The remains of unwilling exile will finally come home

2014-06-23 00:00

CAPE TOWN — Fifty years after the young writer and journalist Nat Nakasa left South Africa, his remains will return to his fatherland.

The government received permission from the High Court of the State of New York to repatriate his remains. The news was announced on Friday night by Minister of Arts and Culture Nathi Mthethwa during a banquet at which the recipients of the Nat Nakasa journalism prizes were announced.

The remains of Nakasa, who was born in Durban, will be reburied in the heroes’ acre near Chesterville in KwaZulu-Natal.

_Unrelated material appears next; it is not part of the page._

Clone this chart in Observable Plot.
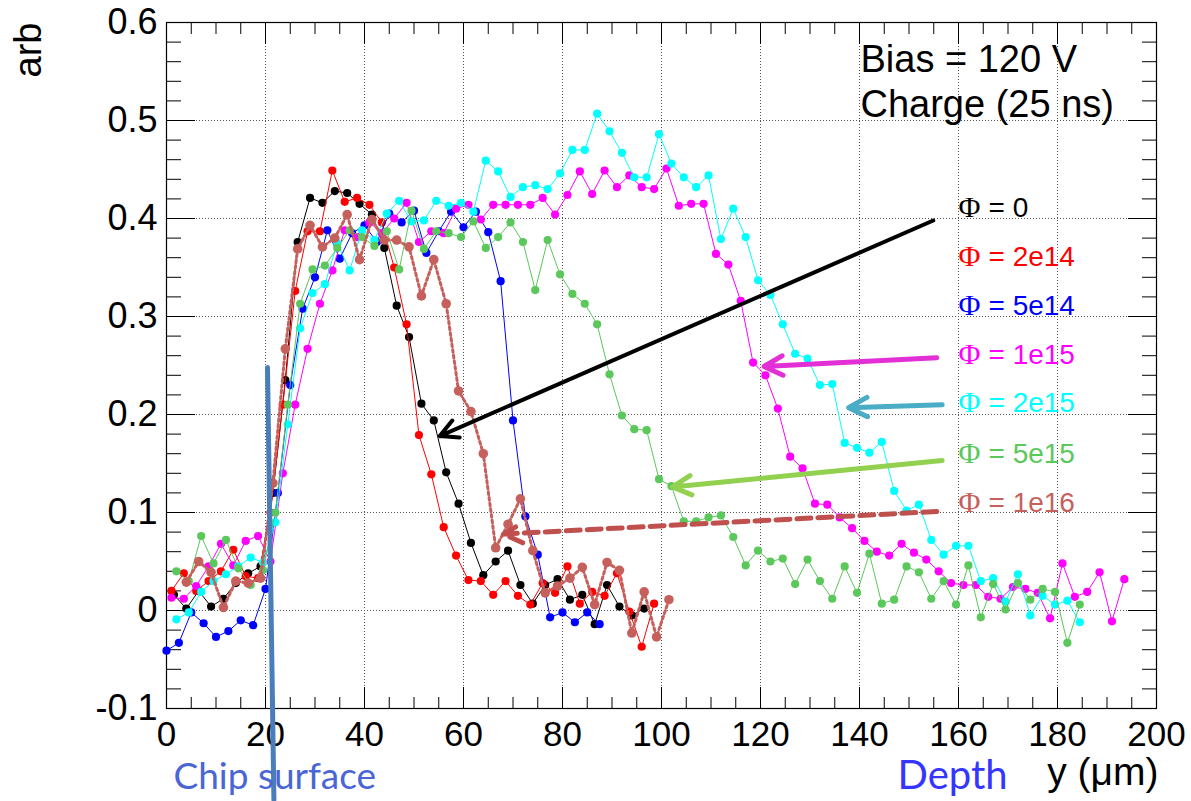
<!DOCTYPE html>
<html>
<head>
<meta charset="utf-8">
<script src="https://cdn.jsdelivr.net/npm/d3@7"></script>
<script src="https://cdn.jsdelivr.net/npm/@observablehq/plot@0.6"></script>
<style>
  body { margin: 0; background: #fff; }
  svg { display: block; }
</style>
</head>
<body>
<div id="chart"></div>
<script>
// Charge profiles vs depth, one list of [depth (µm), charge (arb)] per fluence
const phi0 = [[1.5,0.016],[4,0.002],[6.5,0.020],[9,0.004],[11.5,0.012],[14,0.028],[16.5,0.038],[19,0.045],[21.5,0.12],[24,0.235],[26.5,0.376],[29,0.421],[31.5,0.416],[34,0.428],[36.5,0.426],[39,0.415],[41.5,0.404],[44,0.37],[46.5,0.311],[49,0.279],[51.5,0.211],[54,0.194],[56.5,0.141],[59,0.109],[61.5,0.069],[64,0.036],[66.5,0.050],[69,0.061],[71.5,0.026],[74,0.007],[76.5,0.026],[79,0.032],[81.5,0.011],[84,0.016],[86.5,-0.014],[89,0.026],[91.5,0.004],[94,-0.005],[96.5,0.002]];

const phi2e14 = [[1,0.020],[3.5,0.038],[6,0.020],[8.5,0.030],[11,0.040],[13.5,0.062],[16,0.035],[18.5,0.033],[21,0.10],[23.5,0.21],[26,0.326],[28.5,0.387],[31,0.387],[33.5,0.449],[36,0.417],[38.5,0.421],[41,0.414],[43.5,0.396],[46,0.350],[48.5,0.292],[51,0.179],[53.5,0.139],[56,0.085],[58.5,0.056],[61,0.031],[63.5,0.030],[66,0.016],[68.5,0.030],[71,0.015],[73.5,0.006],[76,0.028],[78.5,0.018],[81,0.045],[83.5,0.007],[86,0.019],[88.5,0.015],[91,0.038],[93.5,-0.001],[96,-0.037],[98.5,0.007]];

const phi5e14 = [[0,-0.041],[2.5,-0.033],[5,-0.002],[7.5,-0.013],[10,-0.027],[12.5,-0.021],[15,-0.010],[17.5,-0.015],[20,0.022],[22.5,0.12],[25,0.23],[27.5,0.308],[30,0.340],[32.5,0.388],[35,0.359],[37.5,0.385],[40,0.393],[42.5,0.376],[45,0.405],[47.5,0.396],[50,0.408],[52.5,0.365],[55,0.387],[57.5,0.407],[60,0.391],[62.5,0.407],[65,0.386],[67.5,0.336],[70,0.194],[72.5,0.096],[75,0.057],[77.5,-0.007],[80,-0.002],[82.5,-0.012],[85,-0.002],[87.5,-0.014]];

const phi1e15 = [[1,0.013],[3.5,0.012],[6,0.025],[8.5,0.045],[11,0.068],[13.5,0.046],[16,0.071],[18.5,0.076],[21,0.050],[23.5,0.14],[26,0.21],[28.5,0.267],[31,0.313],[33.5,0.347],[36,0.388],[38.5,0.381],[41,0.396],[43.5,0.385],[46,0.40],[48.5,0.416],[51,0.376],[53.5,0.387],[56,0.385],[58.5,0.410],[61,0.414],[63.5,0.399],[66,0.414],[68.5,0.414],[71,0.414],[73.5,0.414],[76,0.421],[78.5,0.404],[81,0.424],[83.5,0.448],[86,0.425],[88.5,0.449],[91,0.432],[93.5,0.444],[96,0.432],[98.5,0.430],[101,0.451],[103.5,0.413],[106,0.415],[108.5,0.415],[111,0.364],[113.5,0.353],[116,0.316],[118.5,0.253],[121,0.240],[123.5,0.206],[126,0.157],[128.5,0.145],[131,0.109],[133.5,0.108],[136,0.095],[138.5,0.084],[141,0.071],[143.5,0.060],[146,0.056],[148.5,0.068],[151,0.059],[153.5,0.052],[156,0.040],[158.5,0.028],[161,0.026],[163.5,0.026],[166,0.014],[168.5,0.012],[171,0.024],[173.5,0.022],[176,0.018],[178.5,-0.008],[181,0.048],[183.5,0.014],[186,0.019],[188.5,0.039],[191,-0.011],[193.5,0.032]];

const phi2e15 = [[2,-0.009],[4.5,-0.002],[7,0.019],[9.5,0.030],[12,0.037],[14.5,0.045],[17,0.054],[19.5,0.049],[22,0.090],[24.5,0.19],[27,0.288],[29.5,0.324],[32,0.333],[34.5,0.375],[37,0.347],[39.5,0.388],[42,0.378],[44.5,0.405],[47,0.418],[49.5,0.397],[52,0.398],[54.5,0.418],[57,0.413],[59.5,0.416],[62,0.407],[64.5,0.459],[67,0.448],[69.5,0.422],[72,0.432],[74.5,0.434],[77,0.430],[79.5,0.446],[82,0.470],[84.5,0.470],[87,0.507],[89.5,0.489],[92,0.467],[94.5,0.442],[97,0.442],[99.5,0.486],[102,0.456],[104.5,0.442],[107,0.432],[109.5,0.444],[112,0.379],[114.5,0.410],[117,0.381],[119.5,0.337],[122,0.322],[124.5,0.292],[127,0.262],[129.5,0.257],[132,0.230],[134.5,0.231],[137,0.171],[139.5,0.166],[142,0.161],[144.5,0.172],[147,0.122],[149.5,0.102],[152,0.108],[154.5,0.072],[157,0.057],[159.5,0.066],[162,0.066],[164.5,0.030],[167,0.033],[169.5,0.009],[172,0.037],[174.5,-0.005],[177,0.015],[179.5,0.006],[182,0.010],[184.5,-0.012]];

const phi5e15 = [[2,0.040],[4.5,0.030],[7,0.076],[9.5,0.048],[12,0.072],[14.5,0.043],[17,0.026],[19.5,0.041],[22,0.10],[24.5,0.21],[27,0.313],[29.5,0.348],[32,0.352],[34.5,0.370],[37,0.388],[39.5,0.381],[42,0.372],[44.5,0.387],[47,0.348],[49.5,0.408],[52,0.369],[54.5,0.387],[57,0.385],[59.5,0.381],[62,0.397],[64.5,0.370],[67,0.381],[69.5,0.396],[72,0.376],[74.5,0.327],[77,0.378],[79.5,0.343],[82,0.323],[84.5,0.313],[87,0.292],[89.5,0.241],[92,0.199],[94.5,0.185],[97,0.184],[99.5,0.134],[102,0.127],[104.5,0.091],[107,0.091],[109.5,0.095],[112,0.097],[114.5,0.075],[117,0.046],[119.5,0.061],[122,0.050],[124.5,0.053],[127,0.027],[129.5,0.052],[132,0.030],[134.5,0.012],[137,0.045],[139.5,0.018],[142,0.058],[144.5,0.007],[147,0.011],[149.5,0.045],[152,0.039],[154.5,0.012],[157,0.030],[159.5,0.006],[162,0.046],[164.5,-0.007],[167,0.027],[169.5,0.001],[172,0.028],[174.5,0.011],[177,0.022],[179.5,0.019],[182,-0.033],[184.5,0.006]];

const phi1e16 = [[4,0.029],[6.5,0.050],[9,0.039],[11.5,0.003],[14,0.030],[16.5,0.028],[19,0.033],[21.5,0.13],[24,0.267],[26.5,0.369],[29,0.393],[31.5,0.371],[34,0.38],[36.5,0.404],[39,0.358],[41.5,0.399],[44,0.378],[46.5,0.378],[49,0.371],[51.5,0.321],[54,0.358],[56.5,0.313],[59,0.224],[61.5,0.203],[64,0.160],[66.5,0.064],[69,0.088],[71.5,0.114],[74,0.061],[76.5,0.018],[79,0.025],[81.5,0.033],[84,0.044],[86.5,0.006],[89,0.049],[91.5,0.041],[94,-0.023],[96.5,0.019],[99,-0.027],[101.5,0.011]];

// Fluence labels, colours and where each label sits (depth, arb)
const fluences = ["0", "2e14", "5e14", "1e15", "2e15", "5e15", "1e16"];
const colors = ["#000000", "#ff0000", "#0000ff", "#ff00ff", "#00ffff", "#5ac85a", "#c6605c"];
const legendX = 160;
const legendY = [0.411, 0.361, 0.311, 0.261, 0.212, 0.160, 0.110];

// Annotation arrows: [x1, y1, x2, y2] in data units, pointing at each curve
const arrowPhi0 = [154.9, 0.398, 55.2, 0.178];
const arrowPhi1e15 = [155.6, 0.258, 120.7, 0.249];
const arrowPhi2e15 = [156.7, 0.210, 137.8, 0.207];
const arrowPhi5e15 = [156.7, 0.153, 102.2, 0.126];
const arrowPhi1e16 = [155.6, 0.101, 68.1, 0.078];

// Chip surface marker line
const chipSurface = [[20.4, 0.248], [21.7, -0.193]];

// Axis ticks
const xMajor = [0, 20, 40, 60, 80, 100, 120, 140, 160, 180, 200];
const xMinor = d3.range(0, 201, 5);
const yMajor = [-0.1, 0, 0.1, 0.2, 0.3, 0.4, 0.5, 0.6];
const yMinor = d3.range(0, 36).map(i => -0.1 + i * 0.02);

const seriesData = [phi0, phi2e14, phi5e14, phi1e15, phi2e15, phi5e15, phi1e16];
const series = seriesData.map((pts, i) => ({pts, color: colors[i], label: fluences[i]}));

const fx = d => d[0], fy = d => d[1];
const sans = "'Liberation Sans', Arial, Helvetica, sans-serif";
const slide = "Lato, 'Open Sans', sans-serif";

const curveMarks = series.flatMap((s, i) => {
  const last = i === series.length - 1;
  return [
    Plot.line(s.pts, {x: fx, y: fy, stroke: s.color,
      strokeWidth: last ? 3 : 1, strokeDasharray: last ? "2.7,3" : null}),
    Plot.dot(s.pts, {x: fx, y: fy, fill: s.color, r: last ? 4.8 : 4.1})
  ];
});

const arrowRows = [
  {a: arrowPhi0, color: "#000000", w: 4, dash: null, head: 7.5},
  {a: arrowPhi1e15, color: "#e22fd6", w: 5, dash: null, head: 6.3},
  {a: arrowPhi2e15, color: "#4bacc6", w: 5, dash: null, head: 6.3},
  {a: arrowPhi5e15, color: "#92d050", w: 5, dash: null, head: 6.3},
  {a: arrowPhi1e16, color: "#c0504d", w: 5, dash: "14,7", head: 6.3}
];
const arrowMarks = arrowRows.map(r => Plot.arrow([r.a], {
  x1: d => d[0], y1: d => d[1], x2: d => d[2], y2: d => d[3],
  stroke: r.color, strokeWidth: r.w, strokeDasharray: r.dash,
  headLength: r.head, headAngle: 55
}));

const legendRows = series.map((s, i) => ({...s, y: legendY[i]}));

const chart = Plot.plot({
  width: 1191,
  height: 801,
  marginLeft: 166,
  marginRight: 35,
  marginTop: 22,
  marginBottom: 93,
  x: {domain: [0, 200]},
  y: {domain: [-0.1, 0.6]},
  style: {fontFamily: sans, background: "#fff", color: "#000", overflow: "visible"},
  marks: [
    Plot.gridX(xMajor, {stroke: "#555", strokeOpacity: 1, strokeDasharray: "1,2"}),
    Plot.gridY(yMajor, {stroke: "#555", strokeOpacity: 1, strokeDasharray: "1,2"}),
    // inward ticks on all four sides
    Plot.axisX({anchor: "bottom", ticks: xMinor, tickSize: -11, tickFormat: () => "", label: null}),
    Plot.axisX({anchor: "bottom", ticks: xMajor, tickSize: -21, tickFormat: () => "", label: null}),
    Plot.axisX({anchor: "top", ticks: xMinor, tickSize: -11, tickFormat: () => "", label: null}),
    Plot.axisX({anchor: "top", ticks: xMajor, tickSize: -21, tickFormat: () => "", label: null}),
    Plot.axisY({anchor: "left", ticks: yMinor, tickSize: -15, tickFormat: () => "", label: null}),
    Plot.axisY({anchor: "left", ticks: yMajor, tickSize: -29, tickFormat: () => "", label: null}),
    Plot.axisY({anchor: "right", ticks: yMinor, tickSize: -15, tickFormat: () => "", label: null}),
    Plot.axisY({anchor: "right", ticks: yMajor, tickSize: -29, tickFormat: () => "", label: null}),
    // tick labels
    Plot.axisX({anchor: "bottom", ticks: xMajor, tickSize: 0, tickPadding: 13, fontSize: 35, label: null,
      tickFormat: d => String(d)}),
    Plot.axisY({anchor: "left", ticks: yMajor, tickSize: 0, tickPadding: 9, fontSize: 36, label: null,
      tickFormat: d => Math.abs(d) < 1e-9 ? "0" : d.toFixed(1)}),
    Plot.frame({stroke: "#000", strokeWidth: 1.2}),
    ...curveMarks,
    Plot.line(chipSurface, {x: fx, y: fy, stroke: "#4a7ebb", strokeWidth: 5}),
    ...arrowMarks,
    // legend: Φ in a serif face, the value in sans
    Plot.text(legendRows, {x: legendX, y: "y", text: () => "Φ", fill: "color",
      fontFamily: "'Liberation Serif', 'DejaVu Serif', serif", fontSize: 30, textAnchor: "start"}),
    Plot.text(legendRows, {x: legendX, y: "y", text: d => "= " + d.label, fill: "color",
      fontSize: 28, textAnchor: "start", dx: 30}),
    // run conditions
    Plot.text(["Bias = 120 V", "Charge (25 ns)"], {x: 140.2, y: [0.562, 0.516], text: d => d,
      fontSize: 38, textAnchor: "start"}),
    // axis titles
    Plot.text(["arb"], {frameAnchor: "top-left", text: d => d, rotate: -90, textAnchor: "end",
      fontSize: 38, dx: -152, dy: 0}),
    Plot.text(["y (μm)"], {frameAnchor: "bottom-right", text: d => d, textAnchor: "end",
      fontSize: 39, dx: 2, dy: 76}),
    Plot.text(["Depth"], {x: 158.8, frameAnchor: "bottom", text: d => d, fill: "#3535ff",
      fontFamily: slide, fontSize: 40, dy: 80}),
    Plot.text(["Chip surface"], {x: 1.4, frameAnchor: "bottom", text: d => d, fill: "#4a66d6",
      fontFamily: slide, fontSize: 37, textAnchor: "start", dy: 80})
  ]
});

document.getElementById("chart").appendChild(chart);
</script>
</body>
</html>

The re-burial culminates the efforts over the past 20 years of several groups, including Nakasa’s family, academics and especially the local media, to repatriate Nakasa’s remains. The South African National Editors’ Forum (Sanef), was instrumental in this effort. Arts and Culture has been working with the premier’s office in KwaZulu-Natal, the eThekwini municipality and the South African consul in New York to exhume his grave and return the remains to South Africa. A legal firm was appointed in 2012 to speed up the process.

Nathaniel Ndazana Nakasa (1937-1965) was a journalist at the magazine Drum and the newspaper the Rand Daily Mail. He received the sought-after Nieman Fellowship to study journalism at Harvard in America in 1964.

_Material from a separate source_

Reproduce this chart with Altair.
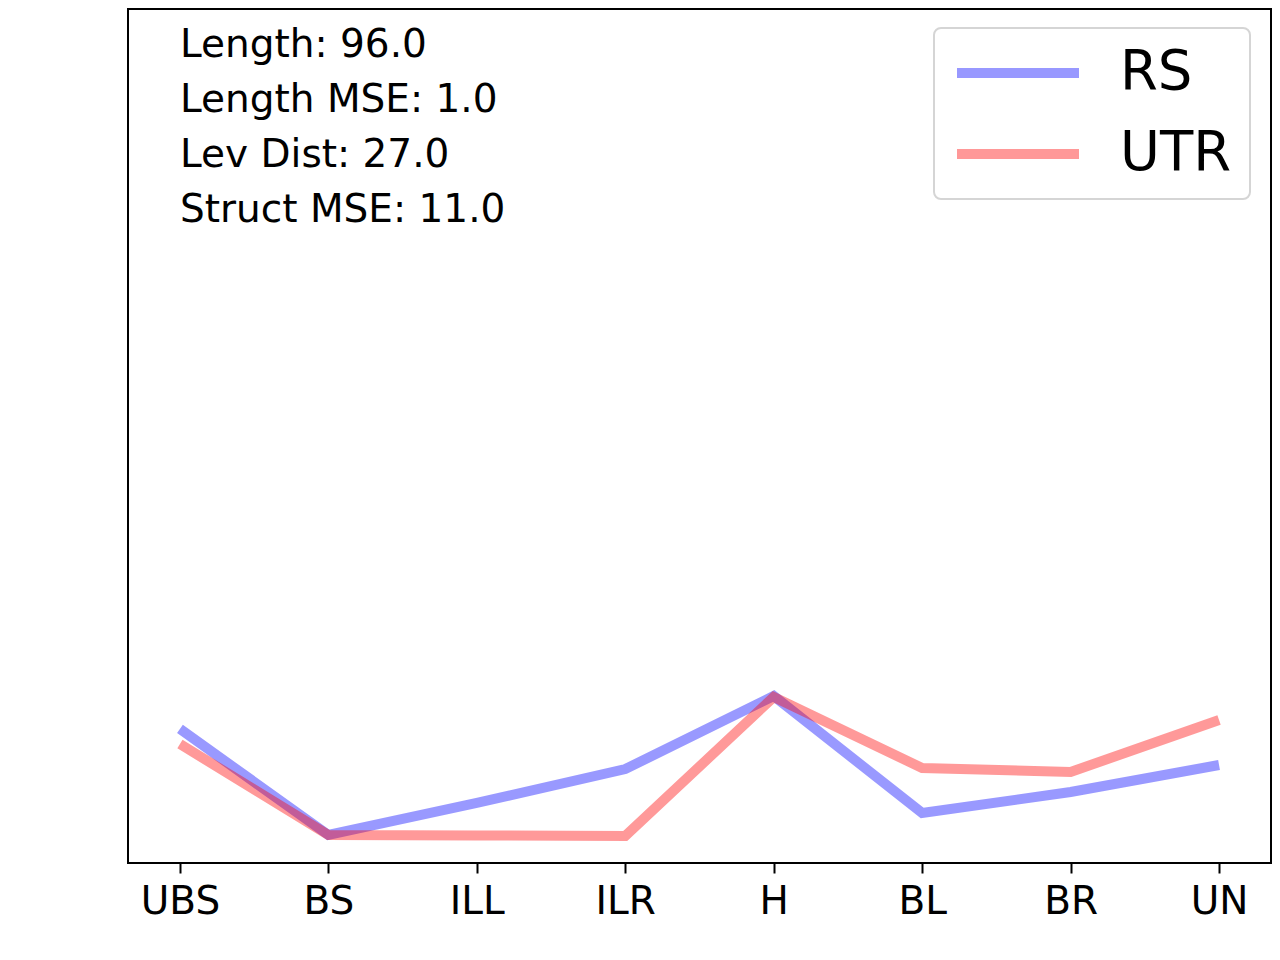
import altair as alt
import pandas as pd

categories = ["UBS", "BS", "ILL", "ILR", "H", "BL", "BR", "UN"]
rs_values = [0.157, 0.0328, 0.0703, 0.110, 0.1956, 0.0585, 0.0831, 0.1148]
utr_values = [0.1393, 0.0328, 0.0322, 0.0316, 0.1944, 0.1112, 0.1066, 0.1674]
series_names = ["RS", "UTR"]
series_colors = ["blue", "red"]

length = 96.0
length_mse = 1.0
lev_dist = 27.0
struct_mse = 11.0

rows = []
for name, vals in zip(series_names, [rs_values, utr_values]):
    for i, (c, v) in enumerate(zip(categories, vals)):
        rows.append({"cat": c, "idx": i, "series": name, "value": v})
df = pd.DataFrame(rows)

note = "\n".join([
    f"Length: {length:.1f}",
    f"Length MSE: {length_mse:.1f}",
    f"Lev Dist: {lev_dist:.1f}",
    f"Struct MSE: {struct_mse:.1f}",
])

lines = alt.Chart(df).mark_line(strokeWidth=10, opacity=0.4).encode(
    x=alt.X("cat:N", sort=categories, title=None,
            scale=alt.Scale(type="point", padding=0.35),
            axis=alt.Axis(labelAngle=0, domain=False, grid=False)),
    y=alt.Y("value:Q", axis=None, scale=alt.Scale(domain=[0, 1], nice=False, zero=True)),
    color=alt.Color("series:N", sort=series_names, title=None,
                    scale=alt.Scale(domain=series_names, range=series_colors),
                    legend=alt.Legend(orient="none", legendX=806, legendY=19,
                                      symbolType="stroke", symbolSize=14884,
                                      symbolStrokeWidth=10, symbolOpacity=0.4,
                                      labelFontSize=54.5, labelFont="DejaVu Sans",
                                      labelColor="black", labelOffset=36,
                                      clipHeight=54, rowPadding=26, padding=18,
                                      strokeColor="#d5d5d5", fillColor="white",
                                      cornerRadius=7)),
    order=alt.Order("idx:Q"),
)

text = alt.Chart(pd.DataFrame({"t": [note]})).mark_text(
    align="left", baseline="alphabetic", font="DejaVu Sans", fontSize=39,
    lineBreak="\n", lineHeight=55, color="black"
).encode(x=alt.value(52), y=alt.value(48), text="t:N")

chart = alt.layer(lines, text).properties(
    width=1143, height=854,
    autosize=alt.AutoSizeParams(type="none"),
    padding={"left": 120, "top": 1, "right": 1, "bottom": 88},
    background="white",
).configure_view(
    stroke="black", strokeWidth=2
).configure_axis(
    labelFont="DejaVu Sans", labelFontSize=39, labelColor="black",
    tickColor="black", tickWidth=2, tickSize=10, labelPadding=9,
).configure_legend(
    strokeWidth=2
)

chart.save("out.html", embed_options={"renderer": "svg", "actions": False})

The apartheid government turned down his application for a passport, forcing Nakasa to leave South Africa on an exit permit, which effectively sent him into exile.

A year after his arrival in New York, he jumped off a building, to die at 28. He wrote to his friends saying he was longing for his home. He was buried in the Fern­cliff cemetery in New York. The American human rights activist Malcolm X and author James Baldwin are buried in the same cemetery. A date for the re-burial will be announced later.

• The Cape journalist Alide Dasnois won the 2014 Nat Nakasa prize for brave journalism. She was the editor of the Cape Times, but was dismissed last year.